+++ Source data +++

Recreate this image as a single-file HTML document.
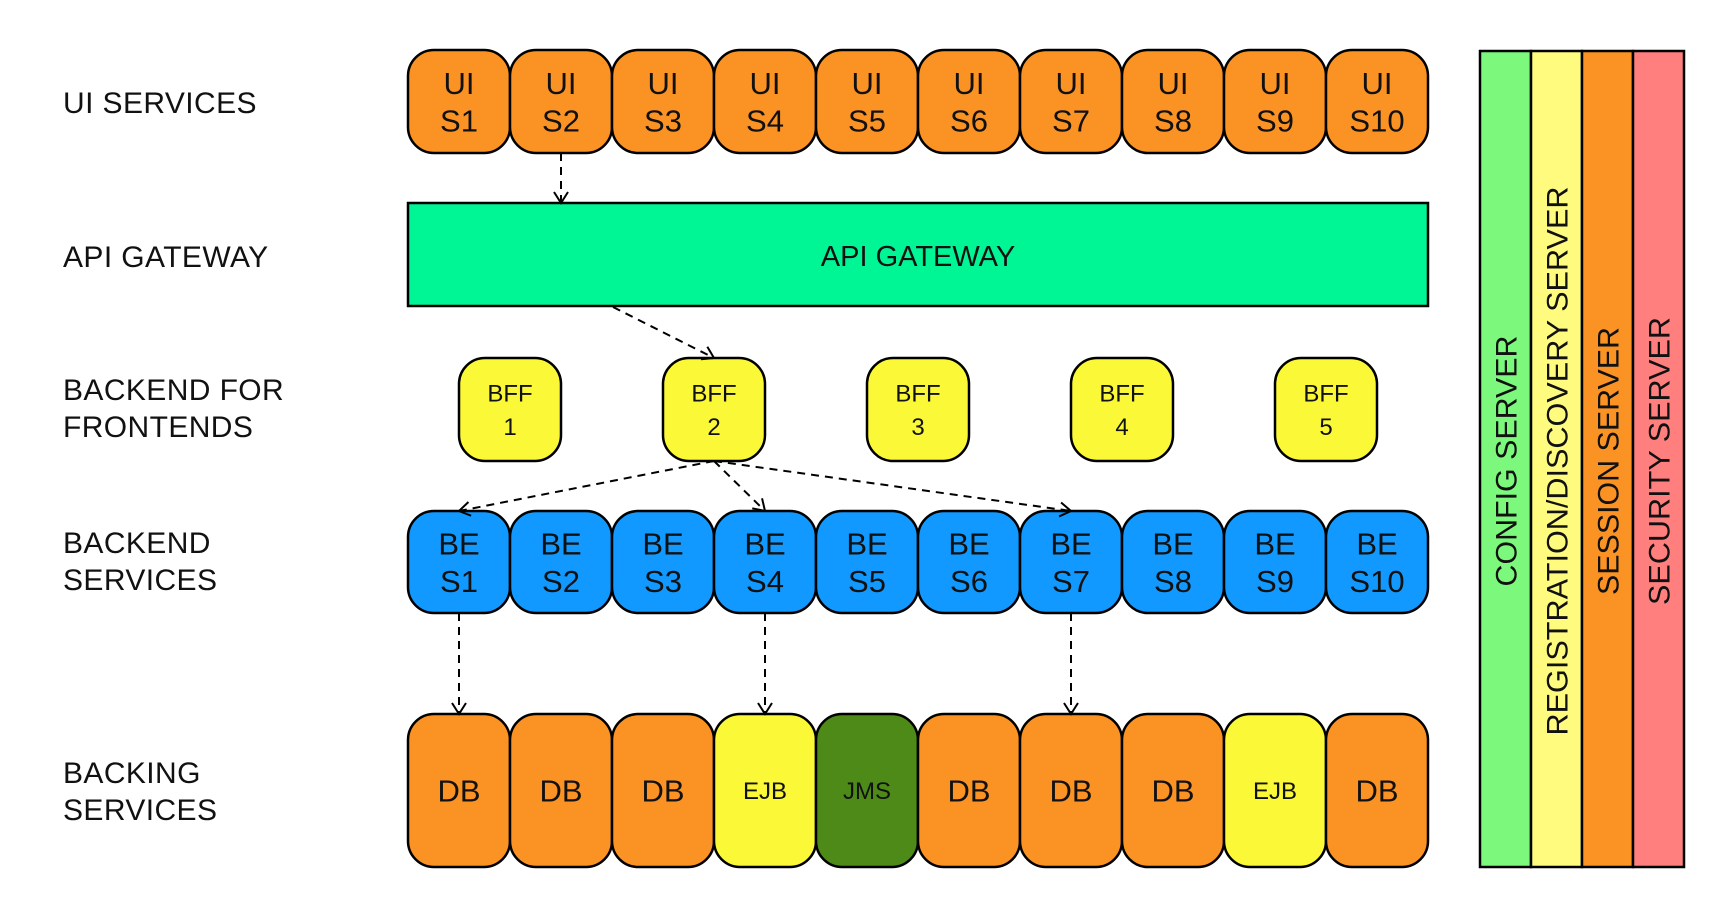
<!DOCTYPE html>
<html><head><meta charset="utf-8"><style>
html,body{margin:0;padding:0;background:#fff;}
svg{display:block;font-family:"Liberation Sans",sans-serif;}
</style></head><body>
<svg id="d" width="1724" height="918" viewBox="0 0 1724 918" xmlns="http://www.w3.org/2000/svg">
<defs>
<marker id="ah" markerWidth="16" markerHeight="16" refX="12" refY="8" orient="auto" markerUnits="userSpaceOnUse">
<path d="M1,1 L12,8 L1,15" fill="none" stroke="#000" stroke-width="2"/>
</marker>
</defs>
<g id="labels" font-size="30" fill="#111" letter-spacing="0.4">
<text x="63" y="113">UI SERVICES</text>
<text x="63" y="267">API GATEWAY</text>
<text x="63" y="400">BACKEND FOR<tspan x="63" dy="37">FRONTENDS</tspan></text>
<text x="63" y="553">BACKEND<tspan x="63" dy="37">SERVICES</tspan></text>
<text x="63" y="783">BACKING<tspan x="63" dy="37">SERVICES</tspan></text>
</g>
<rect x="408" y="203" width="1020" height="103" fill="#00f595" stroke="#000" stroke-width="2.5"/>
<text x="918" y="266" font-size="29" text-anchor="middle" fill="#111">API GATEWAY</text>
<g id="rows"></g>
<g id="arrows"></g>
<g id="side"></g>
</svg>
<script>
const uiNames = ["S1","S2","S3","S4","S5","S6","S7","S8","S9","S10"];
const beNames = ["S1","S2","S3","S4","S5","S6","S7","S8","S9","S10"];
const backing = ["DB","DB","DB","EJB","JMS","DB","DB","DB","EJB","DB"];
const bffs = ["1","2","3","4","5"];
const beLinks = [0,3,6];
const sideServers = ["CONFIG SERVER","REGISTRATION/DISCOVERY SERVER","SESSION SERVER","SECURITY SERVER"];
const sideColors = ["#7cf97c","#fffb7f","#fb9224","#ff7f7f"];
const sideLens = [251,549,268,288];

const NS="http://www.w3.org/2000/svg";
const X0=408, P=102;
const col = i => X0 + P*i;
function mk(tag, attrs, parent){const e=document.createElementNS(NS,tag);for(const k in attrs)e.setAttribute(k,attrs[k]);parent.appendChild(e);return e;}
const rows=document.getElementById('rows');
function box(x,y,w,h,fill,lines,fs,lhm,name){
  const r=mk('rect',{x:x,y:y,width:w,height:h,rx:26,ry:26,fill:fill,stroke:'#000','stroke-width':2.5},rows);
  
  
  const t=mk('text',{x:x+w/2,'text-anchor':'middle','font-size':fs,fill:'#111'},rows);
  
  
  const cy=y+h/2, lh=fs*lhm;
  lines.forEach((l,j)=>{const s=mk('tspan',{x:x+w/2,y:cy+(j-(lines.length-1)/2)*lh+fs*0.36},t);s.textContent=l;});
}
uiNames.forEach((n,i)=>box(col(i),50,P,103,'#fb9224',['UI',n],31,1.2,'ui-service-'+(i+1)));
bffs.forEach((n,i)=>box(col(2*i+0.5),358,P,103,'#fbf837',['BFF',n],24,1.4,'bff-'+n));
beNames.forEach((n,i)=>box(col(i),511,P,102,'#1199ff',['BE',n],31,1.2,'backend-service-'+(i+1)));
const bcol={DB:'#fb9224',EJB:'#fbf837',JMS:'#4e8a17'};
backing.forEach((n,i)=>box(col(i),714,P,153,bcol[n],[n],n==='DB'?31:24,1.2,'backing-'+n.toLowerCase()+'-'+(i+1)));

const ar=document.getElementById('arrows');
function arrow(x1,y1,x2,y2,name){
  const l=mk('line',{x1:x1,y1:y1,x2:x2,y2:y2,stroke:'#000','stroke-width':2,'stroke-dasharray':'8,6','marker-end':'url(#ah)'},ar);
  
  
}
arrow(col(1.5),153,col(1.5),203,'arrow-ui-to-gateway');
arrow(613,307,col(3),358,'arrow-gateway-to-bff2');
beLinks.forEach(i=>arrow(col(3),461,col(i+0.5),511,'arrow-bff2-to-be'+(i+1)));
beLinks.forEach(i=>arrow(col(i+0.5),613,col(i+0.5),714,'arrow-be'+(i+1)+'-to-backing'));

const sd=document.getElementById('side');
const SW=51, SX=1480;
sideServers.forEach((n,i)=>{
  const r=mk('rect',{x:SX+SW*i,y:51,width:SW,height:816,fill:sideColors[i],stroke:'#000','stroke-width':2.5},sd);
  
  
  const cx=SX+SW*i+SW/2+11, cy=461;
  const t=mk('text',{x:cx,y:cy,'text-anchor':'middle','font-size':30,fill:'#111',textLength:sideLens[i],lengthAdjust:'spacingAndGlyphs',transform:`rotate(-90 ${cx} ${cy})`},sd);
  t.textContent=n;
  
  
});
</script>
</body></html>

+++

Your instructions
Transcribe the whole listing exactly. Pictures are excluded.

Answer for this exercise
Recreate this image as a single-file HTML document.
<!DOCTYPE html>
<html><head><meta charset="utf-8"><style>
html,body{margin:0;padding:0;background:#fff;}
svg{display:block;font-family:"Liberation Sans",sans-serif;}
</style></head><body>
<svg id="d" width="1724" height="918" viewBox="0 0 1724 918" xmlns="http://www.w3.org/2000/svg">
<defs>
<marker id="ah" markerWidth="16" markerHeight="16" refX="12" refY="8" orient="auto" markerUnits="userSpaceOnUse">
<path d="M1,1 L12,8 L1,15" fill="none" stroke="#000" stroke-width="2"/>
</marker>
</defs>
<g id="labels" font-size="30" fill="#111" letter-spacing="0.4">
<text x="63" y="113">UI SERVICES</text>
<text x="63" y="267">API GATEWAY</text>
<text x="63" y="400">BACKEND FOR<tspan x="63" dy="37">FRONTENDS</tspan></text>
<text x="63" y="553">BACKEND<tspan x="63" dy="37">SERVICES</tspan></text>
<text x="63" y="783">BACKING<tspan x="63" dy="37">SERVICES</tspan></text>
</g>
<rect x="408" y="203" width="1020" height="103" fill="#00f595" stroke="#000" stroke-width="2.5"/>
<text x="918" y="266" font-size="29" text-anchor="middle" fill="#111">API GATEWAY</text>
<g id="rows"></g>
<g id="arrows"></g>
<g id="side"></g>
</svg>
<script>
const uiNames = ["S1","S2","S3","S4","S5","S6","S7","S8","S9","S10"];
const beNames = ["S1","S2","S3","S4","S5","S6","S7","S8","S9","S10"];
const backing = ["DB","DB","DB","EJB","JMS","DB","DB","DB","EJB","DB"];
const bffs = ["1","2","3","4","5"];
const beLinks = [0,3,6];
const sideServers = ["CONFIG SERVER","REGISTRATION/DISCOVERY SERVER","SESSION SERVER","SECURITY SERVER"];
const sideColors = ["#7cf97c","#fffb7f","#fb9224","#ff7f7f"];
const sideLens = [251,549,268,288];

const NS="http://www.w3.org/2000/svg";
const X0=408, P=102;
const col = i => X0 + P*i;
function mk(tag, attrs, parent){const e=document.createElementNS(NS,tag);for(const k in attrs)e.setAttribute(k,attrs[k]);parent.appendChild(e);return e;}
const rows=document.getElementById('rows');
function box(x,y,w,h,fill,lines,fs,lhm,name){
  const r=mk('rect',{x:x,y:y,width:w,height:h,rx:26,ry:26,fill:fill,stroke:'#000','stroke-width':2.5},rows);
  
  
  const t=mk('text',{x:x+w/2,'text-anchor':'middle','font-size':fs,fill:'#111'},rows);
  
  
  const cy=y+h/2, lh=fs*lhm;
  lines.forEach((l,j)=>{const s=mk('tspan',{x:x+w/2,y:cy+(j-(lines.length-1)/2)*lh+fs*0.36},t);s.textContent=l;});
}
uiNames.forEach((n,i)=>box(col(i),50,P,103,'#fb9224',['UI',n],31,1.2,'ui-service-'+(i+1)));
bffs.forEach((n,i)=>box(col(2*i+0.5),358,P,103,'#fbf837',['BFF',n],24,1.4,'bff-'+n));
beNames.forEach((n,i)=>box(col(i),511,P,102,'#1199ff',['BE',n],31,1.2,'backend-service-'+(i+1)));
const bcol={DB:'#fb9224',EJB:'#fbf837',JMS:'#4e8a17'};
backing.forEach((n,i)=>box(col(i),714,P,153,bcol[n],[n],n==='DB'?31:24,1.2,'backing-'+n.toLowerCase()+'-'+(i+1)));

const ar=document.getElementById('arrows');
function arrow(x1,y1,x2,y2,name){
  const l=mk('line',{x1:x1,y1:y1,x2:x2,y2:y2,stroke:'#000','stroke-width':2,'stroke-dasharray':'8,6','marker-end':'url(#ah)'},ar);
  
  
}
arrow(col(1.5),153,col(1.5),203,'arrow-ui-to-gateway');
arrow(613,307,col(3),358,'arrow-gateway-to-bff2');
beLinks.forEach(i=>arrow(col(3),461,col(i+0.5),511,'arrow-bff2-to-be'+(i+1)));
beLinks.forEach(i=>arrow(col(i+0.5),613,col(i+0.5),714,'arrow-be'+(i+1)+'-to-backing'));

const sd=document.getElementById('side');
const SW=51, SX=1480;
sideServers.forEach((n,i)=>{
  const r=mk('rect',{x:SX+SW*i,y:51,width:SW,height:816,fill:sideColors[i],stroke:'#000','stroke-width':2.5},sd);
  
  
  const cx=SX+SW*i+SW/2+11, cy=461;
  const t=mk('text',{x:cx,y:cy,'text-anchor':'middle','font-size':30,fill:'#111',textLength:sideLens[i],lengthAdjust:'spacingAndGlyphs',transform:`rotate(-90 ${cx} ${cy})`},sd);
  t.textContent=n;
  
  
});
</script>
</body></html>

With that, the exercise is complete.